Zwar hat die hochaktive antiretrovirale Therapie (HAART) die Behandlungsergebnisse bei HIV-Infizierten revolutioniert, sie ist aber sehr teuer, ermöglicht keine vollständige Heilung und hat schwere Nebenwirkungen wie etwa Medikamentenresistenzen. So sind mehr denn je neue und wirksamere Medikamente gefragt.
In diesem Sinne erforschte das EU-finanzierte Projekt MDIIHIVIA (Mechanisms of deaminase-independent inhibition of HIV infection by APOBEC3 proteins) einen bestimmten Aspekt des menschlichen angeborenen Immunsystems gegen eine HIV-1-Infektion: das humane HIV-Inhibitorprotein APOBEC3G (A3G), gegen das das Virus mit seinem VIF-Protein vorgeht. So sollte nun untersucht werden, wie A3G das HI-Virus kontrolliert, um neue Zielstrukturen für antiretrovirale Therapien zu entwickeln.
Neuere wissenschaftliche Erkenntnisse deuten auf eine Doppelfunktion von A3G hin: zum einen als DNA-Editing-Protein, zum anderen auf eine von dieser enzymatischen Funktion unabhängige Rolle. Mit verschiedenen Assays wurde die Wechselwirkung zwischen A3G und der HIV-Reverse-Transkriptase (RT) analysiert. Detaillierte Kartierungen der Interaktionsstellen auf A3G ermöglichten die Erzeugung einzelner Aminosäurepunktmutationen, die die Interaktion mit der HIV-RT stören. Offenbar bekämpft A3G die HIV-RT, indem eine direkte Interaktion mit dem Protein stattfindet und die RT-Aktivität auf der RNA unterbrochen wird.
Eine ähnliche Methodik wurde zur Charakterisierung von SAMHD1, einem weiteren HIV-Restriktionsfaktor, gewählt. Die Daten belegten den nukleären Import von SAMHD1 und dessen Empfindlichkeit gegenüber dem retroviralen akzessorischen Protein VPX.
Ein wichtiger technologischer Meilenstein der Studie war die Entwicklung eines Assays zur Tiefensequenzierung des HIV-RT-Zwischenprodukts, mit dem künftig die Wirkung von antiretroviralen Medikamenten und Immunstimulanzien untersucht werden könnte.

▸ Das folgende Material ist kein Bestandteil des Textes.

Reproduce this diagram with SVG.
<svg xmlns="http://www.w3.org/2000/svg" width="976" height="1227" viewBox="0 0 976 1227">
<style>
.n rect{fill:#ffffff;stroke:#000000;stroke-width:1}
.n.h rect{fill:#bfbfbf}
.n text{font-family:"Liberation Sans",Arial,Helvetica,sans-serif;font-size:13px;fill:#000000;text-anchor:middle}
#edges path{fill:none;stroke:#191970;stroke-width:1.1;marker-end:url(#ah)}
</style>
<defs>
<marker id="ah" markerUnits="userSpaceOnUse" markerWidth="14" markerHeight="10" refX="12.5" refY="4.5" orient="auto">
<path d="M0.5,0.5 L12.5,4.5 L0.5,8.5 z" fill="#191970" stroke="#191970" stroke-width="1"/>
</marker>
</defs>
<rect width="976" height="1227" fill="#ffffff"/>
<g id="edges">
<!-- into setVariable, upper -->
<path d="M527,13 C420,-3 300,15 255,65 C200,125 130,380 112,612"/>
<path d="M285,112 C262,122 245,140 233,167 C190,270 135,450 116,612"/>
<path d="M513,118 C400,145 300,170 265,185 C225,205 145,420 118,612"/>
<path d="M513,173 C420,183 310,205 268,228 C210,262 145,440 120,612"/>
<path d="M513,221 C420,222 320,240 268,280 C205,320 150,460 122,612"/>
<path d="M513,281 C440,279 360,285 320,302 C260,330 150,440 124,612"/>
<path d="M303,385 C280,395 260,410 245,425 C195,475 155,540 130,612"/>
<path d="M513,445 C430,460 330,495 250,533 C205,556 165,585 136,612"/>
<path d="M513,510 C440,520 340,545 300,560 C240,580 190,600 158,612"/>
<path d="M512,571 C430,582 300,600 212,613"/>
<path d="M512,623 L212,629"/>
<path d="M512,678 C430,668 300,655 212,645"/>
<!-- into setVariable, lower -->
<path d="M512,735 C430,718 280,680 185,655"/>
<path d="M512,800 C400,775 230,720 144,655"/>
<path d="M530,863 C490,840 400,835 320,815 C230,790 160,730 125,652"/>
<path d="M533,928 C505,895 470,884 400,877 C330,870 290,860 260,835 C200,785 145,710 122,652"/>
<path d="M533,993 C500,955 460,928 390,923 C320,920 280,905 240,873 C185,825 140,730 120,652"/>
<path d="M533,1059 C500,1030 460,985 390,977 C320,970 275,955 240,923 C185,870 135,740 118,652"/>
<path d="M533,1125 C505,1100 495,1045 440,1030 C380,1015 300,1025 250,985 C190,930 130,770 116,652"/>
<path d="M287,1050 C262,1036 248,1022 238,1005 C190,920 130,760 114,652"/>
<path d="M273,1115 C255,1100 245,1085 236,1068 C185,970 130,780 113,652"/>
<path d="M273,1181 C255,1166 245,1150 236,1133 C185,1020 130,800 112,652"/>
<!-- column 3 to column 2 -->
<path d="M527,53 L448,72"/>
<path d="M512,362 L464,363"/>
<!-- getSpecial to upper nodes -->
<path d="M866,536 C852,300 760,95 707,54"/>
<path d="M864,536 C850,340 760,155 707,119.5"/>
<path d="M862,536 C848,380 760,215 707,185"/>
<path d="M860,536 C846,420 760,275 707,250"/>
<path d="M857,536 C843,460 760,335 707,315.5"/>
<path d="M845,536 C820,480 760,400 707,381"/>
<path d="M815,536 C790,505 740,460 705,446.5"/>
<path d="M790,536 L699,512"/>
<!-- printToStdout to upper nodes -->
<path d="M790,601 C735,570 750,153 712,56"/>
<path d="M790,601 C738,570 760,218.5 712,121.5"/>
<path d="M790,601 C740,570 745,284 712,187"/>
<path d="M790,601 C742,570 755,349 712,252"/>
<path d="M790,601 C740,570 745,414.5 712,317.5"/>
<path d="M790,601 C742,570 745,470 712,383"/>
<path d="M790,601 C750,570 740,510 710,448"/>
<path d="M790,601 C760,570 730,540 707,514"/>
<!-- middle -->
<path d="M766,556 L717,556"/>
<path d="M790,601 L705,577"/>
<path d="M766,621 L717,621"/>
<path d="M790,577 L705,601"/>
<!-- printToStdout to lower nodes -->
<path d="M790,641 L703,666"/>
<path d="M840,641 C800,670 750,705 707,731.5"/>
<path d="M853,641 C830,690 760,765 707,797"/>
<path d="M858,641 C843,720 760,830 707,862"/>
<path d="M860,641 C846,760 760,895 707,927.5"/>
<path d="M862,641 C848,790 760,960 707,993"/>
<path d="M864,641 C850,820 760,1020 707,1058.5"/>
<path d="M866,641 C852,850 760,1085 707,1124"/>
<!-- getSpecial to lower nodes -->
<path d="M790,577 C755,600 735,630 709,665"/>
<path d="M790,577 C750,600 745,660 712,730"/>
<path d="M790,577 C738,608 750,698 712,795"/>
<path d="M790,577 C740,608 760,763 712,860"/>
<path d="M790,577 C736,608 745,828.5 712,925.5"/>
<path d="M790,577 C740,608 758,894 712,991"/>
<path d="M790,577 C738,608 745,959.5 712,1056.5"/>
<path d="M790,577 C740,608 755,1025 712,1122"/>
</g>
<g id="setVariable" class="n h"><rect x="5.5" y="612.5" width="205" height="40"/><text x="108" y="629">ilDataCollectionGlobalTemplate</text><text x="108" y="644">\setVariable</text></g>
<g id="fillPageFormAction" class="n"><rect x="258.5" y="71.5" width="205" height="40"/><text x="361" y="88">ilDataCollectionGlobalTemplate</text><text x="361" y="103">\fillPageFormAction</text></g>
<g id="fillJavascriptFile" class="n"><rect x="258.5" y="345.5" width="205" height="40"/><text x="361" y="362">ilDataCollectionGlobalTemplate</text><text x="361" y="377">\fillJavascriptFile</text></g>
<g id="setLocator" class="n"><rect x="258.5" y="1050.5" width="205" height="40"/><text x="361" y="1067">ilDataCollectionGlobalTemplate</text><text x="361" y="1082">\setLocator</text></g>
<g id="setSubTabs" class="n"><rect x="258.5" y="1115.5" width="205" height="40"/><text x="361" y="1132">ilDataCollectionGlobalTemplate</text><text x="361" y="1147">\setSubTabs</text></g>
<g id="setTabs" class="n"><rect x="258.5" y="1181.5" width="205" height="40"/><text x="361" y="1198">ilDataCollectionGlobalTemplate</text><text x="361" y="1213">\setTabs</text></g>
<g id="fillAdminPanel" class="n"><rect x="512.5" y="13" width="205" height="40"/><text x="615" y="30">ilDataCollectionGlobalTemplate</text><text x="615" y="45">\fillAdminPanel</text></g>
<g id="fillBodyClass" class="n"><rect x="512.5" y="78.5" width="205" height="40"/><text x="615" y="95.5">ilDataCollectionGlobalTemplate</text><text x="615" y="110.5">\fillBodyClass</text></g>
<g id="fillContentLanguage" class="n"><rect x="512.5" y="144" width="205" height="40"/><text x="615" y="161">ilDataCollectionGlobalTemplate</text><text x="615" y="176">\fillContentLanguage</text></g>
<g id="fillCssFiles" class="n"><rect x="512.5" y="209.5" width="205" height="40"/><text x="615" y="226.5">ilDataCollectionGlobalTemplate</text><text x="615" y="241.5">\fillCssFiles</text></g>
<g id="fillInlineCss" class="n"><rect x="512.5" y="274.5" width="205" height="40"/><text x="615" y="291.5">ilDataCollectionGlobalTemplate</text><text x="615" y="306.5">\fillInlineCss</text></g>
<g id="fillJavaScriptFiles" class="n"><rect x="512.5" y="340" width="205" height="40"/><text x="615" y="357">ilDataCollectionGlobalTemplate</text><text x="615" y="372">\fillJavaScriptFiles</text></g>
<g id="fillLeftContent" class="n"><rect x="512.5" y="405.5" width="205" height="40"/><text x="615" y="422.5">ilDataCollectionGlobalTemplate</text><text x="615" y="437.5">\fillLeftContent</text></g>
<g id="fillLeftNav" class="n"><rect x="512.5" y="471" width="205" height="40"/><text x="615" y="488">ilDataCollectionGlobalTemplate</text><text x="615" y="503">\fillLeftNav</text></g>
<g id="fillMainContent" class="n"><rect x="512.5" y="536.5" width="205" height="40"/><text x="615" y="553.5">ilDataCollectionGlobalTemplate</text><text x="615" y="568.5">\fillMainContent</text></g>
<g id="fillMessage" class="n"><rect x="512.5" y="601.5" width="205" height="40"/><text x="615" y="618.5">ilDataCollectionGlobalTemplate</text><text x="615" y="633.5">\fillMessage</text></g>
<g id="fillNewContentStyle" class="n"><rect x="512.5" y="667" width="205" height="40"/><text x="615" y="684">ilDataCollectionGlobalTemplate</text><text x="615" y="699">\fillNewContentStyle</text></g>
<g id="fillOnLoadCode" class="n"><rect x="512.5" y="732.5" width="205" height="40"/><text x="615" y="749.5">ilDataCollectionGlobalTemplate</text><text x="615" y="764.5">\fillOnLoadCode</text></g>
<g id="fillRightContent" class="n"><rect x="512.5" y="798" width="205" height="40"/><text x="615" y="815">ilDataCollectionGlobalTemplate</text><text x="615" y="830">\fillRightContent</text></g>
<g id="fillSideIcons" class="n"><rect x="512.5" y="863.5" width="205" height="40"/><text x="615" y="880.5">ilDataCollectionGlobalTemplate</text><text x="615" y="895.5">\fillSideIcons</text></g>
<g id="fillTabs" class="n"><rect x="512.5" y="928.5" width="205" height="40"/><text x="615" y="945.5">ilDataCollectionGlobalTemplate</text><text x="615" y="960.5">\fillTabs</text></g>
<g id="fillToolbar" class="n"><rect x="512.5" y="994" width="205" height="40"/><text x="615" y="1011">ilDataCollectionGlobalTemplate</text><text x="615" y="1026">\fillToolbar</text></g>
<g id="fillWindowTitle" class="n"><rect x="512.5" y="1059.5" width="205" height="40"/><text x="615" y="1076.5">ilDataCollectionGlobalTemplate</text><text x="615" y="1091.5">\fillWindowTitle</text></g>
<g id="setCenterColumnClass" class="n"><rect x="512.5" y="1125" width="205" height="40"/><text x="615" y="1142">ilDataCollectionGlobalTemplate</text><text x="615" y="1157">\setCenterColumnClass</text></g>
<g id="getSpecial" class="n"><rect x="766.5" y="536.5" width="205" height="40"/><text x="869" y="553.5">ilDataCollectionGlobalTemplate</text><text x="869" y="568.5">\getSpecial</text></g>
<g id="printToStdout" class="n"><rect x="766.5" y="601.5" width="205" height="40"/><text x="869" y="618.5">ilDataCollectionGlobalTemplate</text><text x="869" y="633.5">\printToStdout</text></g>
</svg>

Insgesamt lieferte MDIIHIVIA wichtige Informationen zur molekularen Wechselwirkung zwischen Komponenten des menschlichen Immunsystems und dem HIV-Lebenszyklus. Details zu diesem Mechanismus werden neue antiretrovirale Zielstrukturen als Basis für die nächste Generation von HIV-Medikamenten liefern.